From the archive: "Love is Strange"


The writer-director Ira Sachs has emerged over the past decade as one of the American independent sector’s finer sensibilities. His gift is for detailed character pieces possessed of a rare emotional half-life: you’re often unaware that anything extraordinary is unfolding while watching his films, but can find yourself standing on the street in floods of tears fifteen minutes after leaving the cinema, and thinking about the fates of his characters for days, weeks and months afterwards.

The dependency issues that formed a subtext of 2012’s tremendously moving Keep the Lights On, an account of a doomed love affair between a filmmaker and a recovering drug addict, are promoted to centre stage in Sachs’ latest Love is Strange, another quiet miracle that acknowledges gay marriage is now a generally recognised thing, but goes on to ask a crucial question both of us and its characters: what next?

The honeymoon of four-decade lovers Ben and George (John Lithgow and Alfred Molina) is barely over when the latter loses his job teaching music at one of New York’s Catholic academies, forcing the pair to revise their living arrangements. With Ben on a pension, and rent what it is, they elect to split up and stay with loved ones while waiting for George to land another gig. The union sealed, they’re thus forced apart; like the couple in 1937’s enduring Make Way for Tomorrow, they end up trying to sustain their love by any means – late-night calls, weekend visits – in the face of supremely testing circumstances.

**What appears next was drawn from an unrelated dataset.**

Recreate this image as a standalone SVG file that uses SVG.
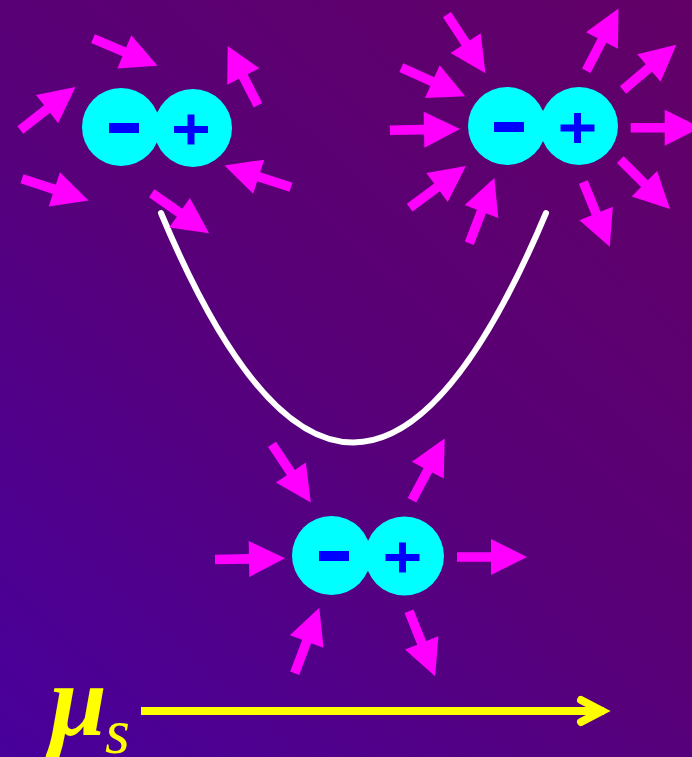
<svg xmlns="http://www.w3.org/2000/svg" xmlns:xlink="http://www.w3.org/1999/xlink" width="692" height="757" viewBox="0 0 692 757">
<defs>
<linearGradient id="bg" x1="692" y1="0" x2="0" y2="757" gradientUnits="userSpaceOnUse">
<stop offset="0" stop-color="#620066"/>
<stop offset="0.5" stop-color="#580078"/>
<stop offset="1" stop-color="#48009c"/>
</linearGradient>
<path id="arr" d="M0,-4.8 H34 V-18 L70,0 L34,18 V4.8 H0 Z"/>
<style>
.ar{fill:#ff00ff}
.at{fill:#00ffff}
.sg{fill:#0000ff}
.curve{fill:none;stroke:#ffffff;stroke-width:6;stroke-linecap:round}
.ax{fill:none;stroke:#ffff00;stroke-width:8}
.lbl{fill:#ffff00;font-family:"Liberation Serif","Times New Roman",serif;font-style:italic}
</style>
</defs>
<rect width="692" height="757" fill="url(#bg)"/>

<g id="connectors">
<path class="curve" d="M161,213 Q353,672 546,213"/>
</g>

<g id="dipole-top-left">
<circle class="at" cx="121" cy="127" r="39"/>
<circle class="at" cx="193" cy="128" r="39"/>
<rect class="sg" x="109" y="123" width="30" height="10"/>
<rect class="sg" x="174" y="126" width="34" height="7"/>
<rect class="sg" x="187.5" y="114.5" width="7" height="30"/>
<g class="ar">
<use xlink:href="#arr" href="#arr" transform="translate(93,38.7) rotate(22.8)"/>
<use xlink:href="#arr" href="#arr" transform="translate(258,105.3) rotate(-117.1) scale(0.95,1)"/>
<use xlink:href="#arr" href="#arr" transform="translate(20.3,130) rotate(-38)"/>
<use xlink:href="#arr" href="#arr" transform="translate(22,178.7) rotate(18.2)"/>
<use xlink:href="#arr" href="#arr" transform="translate(151.7,193.3) rotate(34.9)"/>
<use xlink:href="#arr" href="#arr" transform="translate(291,187.3) rotate(-161.9)"/>
</g>
</g>

<g id="dipole-top-right">
<circle class="at" cx="507" cy="126" r="39"/>
<circle class="at" cx="579" cy="126" r="39"/>
<rect class="sg" x="494" y="122" width="30" height="10"/>
<rect class="sg" x="560.5" y="124.5" width="34" height="7"/>
<rect class="sg" x="574" y="113" width="7" height="30"/>
<g class="ar">
<use xlink:href="#arr" href="#arr" transform="translate(447,14.7) rotate(56.7)"/>
<use xlink:href="#arr" href="#arr" transform="translate(401.3,67.7) rotate(24.1)"/>
<use xlink:href="#arr" href="#arr" transform="translate(390,130.3) rotate(-1.1)"/>
<use xlink:href="#arr" href="#arr" transform="translate(409.7,207.7) rotate(-36.5)"/>
<use xlink:href="#arr" href="#arr" transform="translate(469.3,243.3) rotate(-69)"/>
<use xlink:href="#arr" href="#arr" transform="translate(586.3,70.7) rotate(-62.6)"/>
<use xlink:href="#arr" href="#arr" transform="translate(623,90) rotate(-40.3)"/>
<use xlink:href="#arr" href="#arr" transform="translate(630.7,127.7)"/>
<use xlink:href="#arr" href="#arr" transform="translate(620.3,159.7) rotate(44.8)"/>
<use xlink:href="#arr" href="#arr" transform="translate(583.3,182) rotate(67.8)"/>
</g>
</g>

<g id="dipole-bottom">
<circle class="at" cx="331.5" cy="555.5" r="39.5"/>
<circle class="at" cx="404.5" cy="556" r="39.5"/>
<rect class="sg" x="319" y="551" width="30" height="10"/>
<rect class="sg" x="385.5" y="554" width="34" height="7"/>
<rect class="sg" x="399" y="542.5" width="7" height="30"/>
<g class="ar">
<use xlink:href="#arr" href="#arr" transform="translate(272,444.3) rotate(56.3)"/>
<use xlink:href="#arr" href="#arr" transform="translate(215,559.5) rotate(-1)"/>
<use xlink:href="#arr" href="#arr" transform="translate(294.7,673.3) rotate(-69.4)"/>
<use xlink:href="#arr" href="#arr" transform="translate(412,500.3) rotate(-62.2)"/>
<use xlink:href="#arr" href="#arr" transform="translate(457,557)"/>
<use xlink:href="#arr" href="#arr" transform="translate(409,611.3) rotate(68.1)"/>
</g>
</g>

<g id="mu-axis">
<line class="ax" x1="141" y1="711" x2="604" y2="711"/>
<polyline class="ax" points="581,700 602,711 581,722" stroke-linecap="round" stroke-linejoin="miter"/>
<text class="lbl" x="50" y="735" font-size="102" font-weight="bold">μ</text>
<text class="lbl" x="105" y="753" font-size="64">s</text>
</g>
</svg>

On the face of it, Love is Strange is as jerry-rigged by its casting as Two Days, One Night was by the casting of lovely Marion Cotillard: only a total grouch – or the worst kind of bigot – wouldn’t want cuddly old Lithgow and Molina to regain their happiness. Yet from the uncommon attention Sachs pays to members of the wedding party, right through to the closing shots, in which the movements of two minor characters speak eloquently and indelibly for the whole, the film keeps searching out other perspectives on this relationship.

Ben and George aren’t a burden on their new hosts, exactly – they’re cultured good company – but, removed of their rightful context, they can sometimes resemble a pain in the arse and a stick in the mud respectively: Ben, squeezed into his nephew’s bunkbed, blustering insistently through old-timey anecdotes he can’t recall the punchlines for, the domesticated George suddenly out of place in the kind of bachelor pad he thought he’d surely left behind.

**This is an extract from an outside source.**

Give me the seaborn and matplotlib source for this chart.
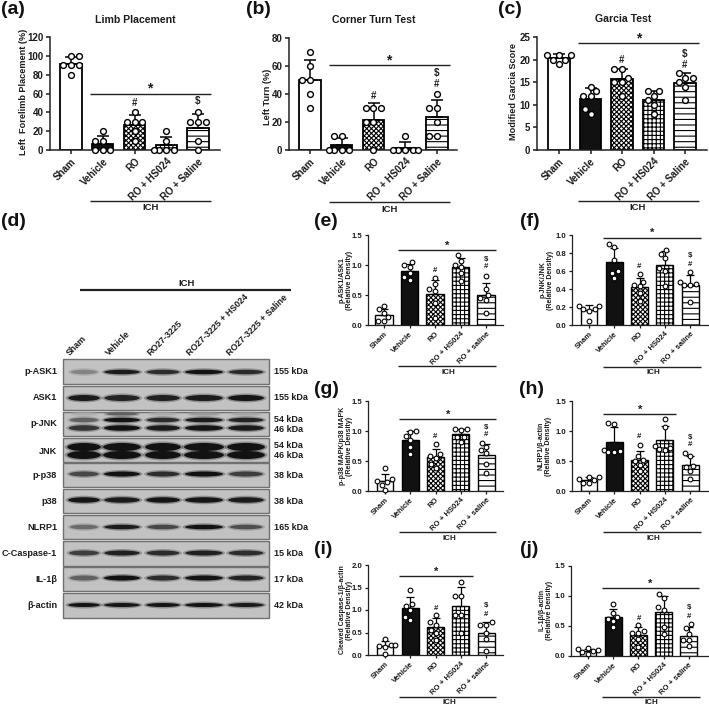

Maybe it’s a felicitous consequence of shooting on a shoestring budget, but Love is Strange stands one of too few latter-day movies to address just how punishingly small inner-city domiciles can be: its locations barely have space for the busy, complicated lives they were already housing, let alone the lives of others. (Sachs and cinematographer Christos Voudouris make something especially poignant from the sight of greybeard Ben exiled to his keepers’ rooftop, trying to find the inspiration and space to pursue his passion for paint.)

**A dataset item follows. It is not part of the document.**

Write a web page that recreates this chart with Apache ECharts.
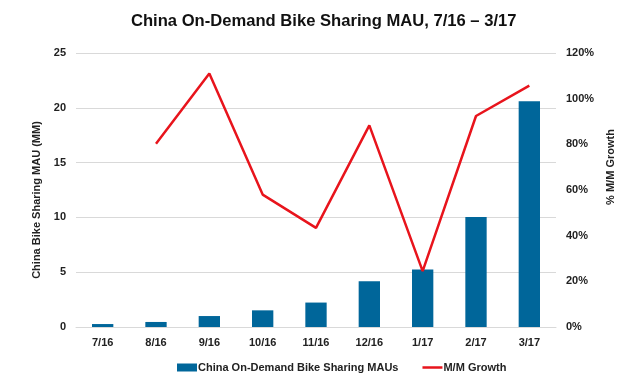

Nothing here has been scaled up, no strain made for effect; Sachs holds to George’s verdict on one string concerto – “When the piece is that romantic, there’s no need to embellish it” – even as he allows Ben to contradict it in the very next line. (Opposites, after all, attract.) George’s vocation permits a wistful smattering of Chopin to accentuate the action, but every economical interaction adds depth and shade: we’re drawn into these lives, such that the coda can have a flooring impact while making no more fuss on the surface than a man might make about crossing the road.

As a dramatist, Sachs is no Tennessee Williams – he’s too level-headed for that, his scripts small marvels of even-handedness – but he’s similarly alert to the myriad, often mysterious ways we can rub against and off on one another. Love is Strange, his latest triumph, senses that – wherever we are, whosoever we love, whatever freedoms we might claim – we are as reliant as ever on the kindness and tolerance of those who surround us.

(MovieMail, February 2015)

Love is Strange screens on Channel 4 tonight at 12.45am.